Nino I think I love you, goopies is such an awesome project.
Lol! Thank you Kad. This really gives me energy to keep going.
I defenitely recommend using C/C++. Neuroevolution works best when it can use all of the processor's power.
Do the Guppy's thrusters always fire with the same intensity or is the force calculated from the NN output ? couldn't quite figure that from your answer. In my project the output is directly linked to the amount of thust so the canceling out part you described will be quite hard to accomplish since the outputs would have to be almost the same for every thuster and a big difference in thrust will get the little fellows in quite a dizzying spin
You are right. Guppies' thrusters are directly linked the their Neural Network, and thus can output any number from 0 to 1. So perfect canceling is indeed very unlikely to happen. In fact, when Guppies are first initialized (and are thus completely stupid), they do little more than dizzying spins!
I found out the sight sensors in my project were a bit crude too, just letting a 'Critter' (as I called them) know the distance vector of the nearest other Critter and the nearest food. This works but I really dig your idea of giving them a virtual eye that mimics nature. How do you calculate the amount of light hitting one of the photo-cells ? I just figured I divide the RGB values by the length of the ray that hits the object ... but that seems a bit simplistic, although it works quite well.
I'd say that programming the Guppies' Eyes ad Skin sensors took about 75% of all the total work on the project! I tried several models...
Firstly I used Box2D RayCasting system to directly cast rays outwards from each Guppy eye/skin cell into the world. Whenever these rays hit another entity, the corresponding cell would fire an input into the Guppy brain. Its intensity would depend on the distance at which the ray contacted the entity. This worked well, but I discovered it was VASTLY inefficient (as for each Guppy being simulated, I'd had to cast a ** of a lot of rays. Box2D was really struggling and I could not have more that 40 Guppies running simultaneously without experiencing severe lag).

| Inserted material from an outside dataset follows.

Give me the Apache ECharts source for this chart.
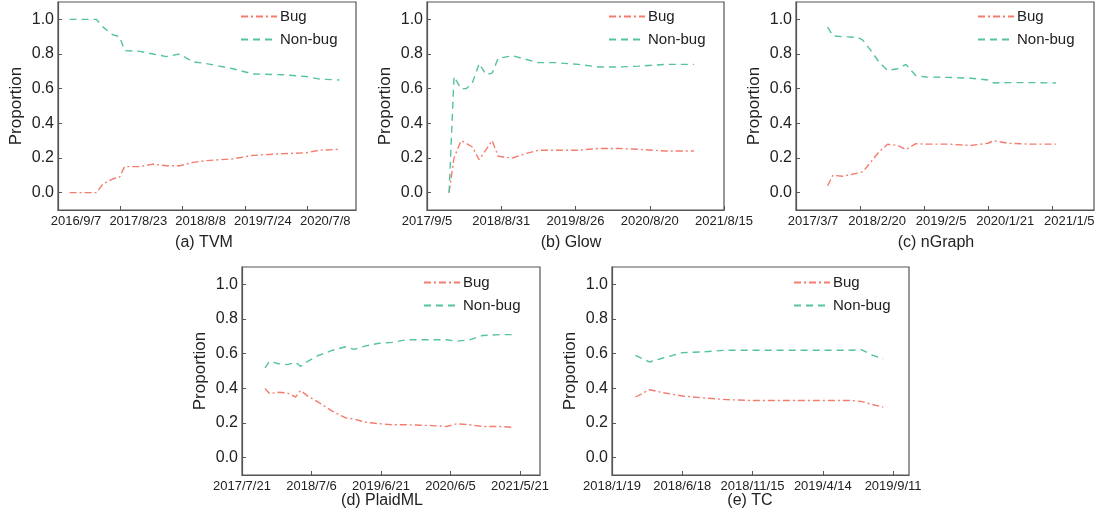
<!DOCTYPE html>
<html lang="en">
<head>
    <meta charset="UTF-8">
    <title>proportion</title>
    <script src="https://cdn.jsdelivr.net/npm/echarts@6/dist/echarts.min.js"></script>
    <style>
        body { margin: 0; background: #fff; }
    </style>
</head>
<body>
    <div id="main" style="width: 1099px;height:523px;"></div>
    <script type="text/javascript">
        // data
        var yTicks = [0, 0.2, 0.4, 0.6, 0.8, 1.0];

        var tvmTicks = ['2016/9/7', '2017/8/23', '2018/8/8', '2019/7/24', '2020/7/8'];
        var tvmEnd = '2021/4/8';
        var tvmDates = ['2016/11/11', '2017/4/10', '2017/5/18', '2017/7/13', '2017/8/19', '2017/9/16', '2017/12/10', '2018/2/23', '2018/5/8', '2018/7/22', '2018/10/5', '2018/12/18', '2019/5/17', '2019/9/6', '2020/2/22', '2020/7/2', '2020/9/15', '2021/1/5'];
        var tvmBug = [0, 0, 0.05, 0.08, 0.09, 0.15, 0.15, 0.165, 0.155, 0.155, 0.175, 0.185, 0.195, 0.215, 0.225, 0.23, 0.245, 0.25];
        var tvmNonBug = [1.0, 1.0, 0.955, 0.91, 0.90, 0.82, 0.815, 0.80, 0.785, 0.80, 0.755, 0.745, 0.715, 0.685, 0.68, 0.67, 0.655, 0.65];

        var glowTicks = ['2017/9/5', '2018/8/31', '2019/8/26', '2020/8/20', '2021/8/15'];
        var glowEnd = '2021/8/15';
        var glowDates = ['2017/12/21', '2018/1/14', '2018/2/17', '2018/3/14', '2018/4/12', '2018/5/16', '2018/6/19', '2018/7/18', '2018/8/16', '2018/10/24', '2018/12/26', '2019/2/27', '2019/5/21', '2019/9/10', '2019/12/16', '2020/3/22', '2020/6/28', '2020/11/6', '2021/3/22'];
        var glowBug = [0.0, 0.20, 0.30, 0.285, 0.265, 0.19, 0.25, 0.30, 0.21, 0.20, 0.225, 0.245, 0.245, 0.245, 0.255, 0.255, 0.25, 0.24, 0.24];
        var glowNonBug = [0.0, 0.67, 0.60, 0.60, 0.63, 0.745, 0.68, 0.69, 0.775, 0.79, 0.77, 0.75, 0.75, 0.74, 0.725, 0.725, 0.73, 0.74, 0.74];

        var ngTicks = ['2017/3/7', '2018/2/20', '2019/2/5', '2020/1/21', '2021/1/5'];
        var ngEnd = '2021/8/21';
        var ngDates = ['2017/8/27', '2017/9/24', '2017/11/17', '2018/2/7', '2018/3/7', '2018/4/20', '2018/6/2', '2018/7/21', '2018/9/13', '2018/10/28', '2018/12/22', '2019/2/15', '2019/6/15', '2019/10/18', '2020/1/19', '2020/2/21', '2020/5/8', '2020/9/10', '2021/1/25'];
        var ngBug = [0.04, 0.10, 0.095, 0.113, 0.12, 0.177, 0.234, 0.279, 0.273, 0.248, 0.283, 0.28, 0.28, 0.272, 0.285, 0.30, 0.285, 0.28, 0.28];
        var ngNonBug = [0.955, 0.905, 0.90, 0.895, 0.88, 0.82, 0.755, 0.705, 0.715, 0.74, 0.675, 0.667, 0.665, 0.66, 0.65, 0.633, 0.635, 0.635, 0.633];

        var pmTicks = ['2017/7/21', '2018/7/6', '2019/6/21', '2020/6/5', '2021/5/21'];
        var pmEnd = '2021/8/30';
        var pmDates = ['2017/11/14', '2017/12/6', '2018/1/21', '2018/3/7', '2018/4/17', '2018/5/12', '2018/6/17', '2018/8/11', '2018/10/21', '2018/12/26', '2019/2/5', '2019/4/6', '2019/6/11', '2019/8/16', '2019/10/26', '2020/3/6', '2020/5/17', '2020/7/5', '2020/9/9', '2020/11/14', '2021/2/8', '2021/4/10'];
        var pmBug = [0.40, 0.37, 0.377, 0.373, 0.35, 0.388, 0.355, 0.319, 0.267, 0.229, 0.223, 0.204, 0.196, 0.19, 0.19, 0.185, 0.18, 0.195, 0.19, 0.18, 0.18, 0.175];
        var pmNonBug = [0.518, 0.556, 0.542, 0.537, 0.55, 0.527, 0.556, 0.59, 0.62, 0.64, 0.625, 0.645, 0.66, 0.665, 0.68, 0.68, 0.68, 0.672, 0.68, 0.705, 0.71, 0.71];

        var tcTicks = ['2018/1/19', '2018/6/18', '2018/11/15', '2019/4/14', '2019/9/11'];
        var tcEnd = '2019/10/15';
        var tcDates = ['2018/3/10', '2018/4/9', '2018/5/8', '2018/6/19', '2018/8/1', '2018/9/20', '2018/11/8', '2019/1/19', '2019/3/31', '2019/6/10', '2019/7/5', '2019/7/30', '2019/8/21'];
        var tcBug = [0.35, 0.392, 0.375, 0.356, 0.345, 0.335, 0.33, 0.33, 0.33, 0.33, 0.325, 0.305, 0.292];
        var tcNonBug = [0.59, 0.552, 0.575, 0.606, 0.61, 0.62, 0.62, 0.62, 0.62, 0.62, 0.623, 0.59, 0.571];

        function ts(s) {
            var p = s.split('/').map(Number);
            return Date.UTC(p[0], p[1] - 1, p[2]);
        }
        function fmt(v) {
            var d = new Date(v);
            return d.getUTCFullYear() + '/' + (d.getUTCMonth() + 1) + '/' + d.getUTCDate();
        }
        function pairs(dates, vals) {
            return dates.map(function (d, i) { return [ts(d), vals[i]]; });
        }

        var bugColor = '#f47c6f';
        var nonBugColor = '#55c2a0';
        var axisColor = '#555';
        var font = 'Liberation Sans, Arial, sans-serif';

        // panel layout: grid box, legend position, caption, label offset (px) from ticks
        var panels = [
            { title: '(a) TVM', ticks: tvmTicks, end: tvmEnd, dates: tvmDates, bug: tvmBug, non: tvmNonBug,
              box: [58, 2, 298, 208], legend: [240, 9], cap: [204, 243], shift: 18 },
            { title: '(b) Glow', ticks: glowTicks, end: glowEnd, dates: glowDates, bug: glowBug, non: glowNonBug,
              box: [427, 2, 297, 208], legend: [608, 9], cap: [571, 243], shift: 0 },
            { title: '(c) nGraph', ticks: ngTicks, end: ngEnd, dates: ngDates, bug: ngBug, non: ngNonBug,
              box: [796, 2, 298, 208], legend: [977, 9], cap: [936, 243], shift: 17 },
            { title: '(d) PlaidML', ticks: pmTicks, end: pmEnd, dates: pmDates, bug: pmBug, non: pmNonBug,
              box: [242, 267, 298, 208], legend: [423, 275], cap: [382, 501], shift: 0 },
            { title: '(e) TC', ticks: tcTicks, end: tcEnd, dates: tcDates, bug: tcBug, non: tcNonBug,
              box: [612, 267, 297, 208], legend: [793, 275], cap: [750, 501], shift: 0 }
        ];

        var grid = [], xAxis = [], yAxis = [], series = [], legend = [], graphic = [];

        function labelStyle() {
            return {
                fontSize: 13,
                fontFamily: font,
                color: '#222',
                margin: 5,
                showMinLabel: true,
                showMaxLabel: true,
                formatter: fmt
            };
        }

        panels.forEach(function (p, i) {
            var min = ts(p.ticks[0]), max = ts(p.end);
            var tickVals = p.ticks.map(ts);
            grid.push({
                left: p.box[0], top: p.box[1], width: p.box[2], height: p.box[3],
                show: true, borderColor: axisColor, borderWidth: 1.2
            });
            var lab = labelStyle();
            lab.customValues = tickVals;
            lab.show = !p.shift;
            xAxis.push({
                type: 'value',
                gridIndex: i,
                min: min,
                max: max,
                splitLine: { show: false },
                axisLine: { show: true, onZero: false, lineStyle: { color: axisColor, width: 1.2 } },
                axisTick: { show: true, inside: true, length: 4, lineStyle: { color: axisColor },
                    customValues: tickVals },
                axisLabel: lab
            });
            yAxis.push({
                type: 'value',
                gridIndex: i,
                min: -0.1,
                max: 1.1,
                name: 'Proportion',
                nameLocation: 'middle',
                nameGap: 33,
                nameTextStyle: { fontSize: 17, fontFamily: font, color: '#222' },
                splitLine: { show: false },
                axisLine: { show: true, lineStyle: { color: axisColor, width: 1.2 } },
                axisTick: { show: true, inside: true, length: 4, lineStyle: { color: axisColor },
                    customValues: yTicks },
                axisLabel: {
                    customValues: yTicks,
                    formatter: function (v) { return v.toFixed(1); },
                    fontSize: 16,
                    fontFamily: font,
                    color: '#222',
                    margin: 4
                }
            });
            series.push({
                name: 'Bug',
                type: 'line',
                xAxisIndex: i,
                yAxisIndex: i,
                symbol: 'none',
                data: pairs(p.dates, p.bug),
                lineStyle: { color: bugColor, width: 1.4, type: [7, 3, 2, 3] },
                itemStyle: { color: bugColor }
            });
            series.push({
                name: 'Non-bug',
                type: 'line',
                xAxisIndex: i,
                yAxisIndex: i,
                symbol: 'none',
                data: pairs(p.dates, p.non),
                lineStyle: { color: nonBugColor, width: 1.4, type: [7, 5] },
                itemStyle: { color: nonBugColor }
            });
            legend.push({
                data: ['Bug', 'Non-bug'],
                orient: 'vertical',
                left: p.legend[0],
                top: p.legend[1],
                padding: 0,
                itemWidth: 36,
                itemHeight: 10,
                itemGap: 8,
                itemStyle: { color: 'rgba(0,0,0,0)', borderWidth: 0 },
                textStyle: { fontSize: 15, fontFamily: font, color: '#222', padding: [0, 0, 0, -2] }
            });
            graphic.push({
                type: 'text',
                x: p.cap[0],
                y: p.cap[1],
                style: {
                    text: p.title,
                    fontSize: 16,
                    fontFamily: font,
                    fill: '#222',
                    textAlign: 'center',
                    textVerticalAlign: 'middle'
                }
            });
        });

        // panels whose date labels sit to the right of their ticks get a label-only axis
        panels.forEach(function (p, i) {
            if (!p.shift) return;
            var min = ts(p.ticks[0]), max = ts(p.end);
            var off = p.shift * (max - min) / p.box[2];
            var lab = labelStyle();
            lab.customValues = p.ticks.map(ts);
            xAxis.push({
                type: 'value',
                gridIndex: i,
                position: 'bottom',
                min: min - off,
                max: max - off,
                splitLine: { show: false },
                axisLine: { show: false, onZero: false },
                axisTick: { show: false },
                axisLabel: lab
            });
        });

        var myChart = echarts.init(document.getElementById('main'));
        var option = {
            animation: false,
            backgroundColor: '#fff',
            grid: grid,
            xAxis: xAxis,
            yAxis: yAxis,
            legend: legend,
            graphic: graphic,
            series: series
        };
        myChart.setOption(option);
    </script>
</body>
</html>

What I do now is have a single eye sensor (that has the shape of the Guppy's field of view) and a single skin sensor (with the shape of a large circle around each Guppy). When an entity enters any of these sensors it is added to a render Queue, which is owned by the Guppy that owns the sensor. On each loop, each Guppy iterates through its render queue and calculates the level of activation of each cell depending on the angle, the distance and the size of the entity on the Queue, efectively "Renderind" a 1D image of its world (in color for the eye, and monochrome for it's skin).
Figuring out how to do this was a huge pain! I even had to learn some Calculus and I'm not a good mathematician! The results, however, are crazy good. Guppies now receive a much smoother and realistic input and it's all done much faster than Ray Casting. I can now have up to 200 Guppies being run simultaneously.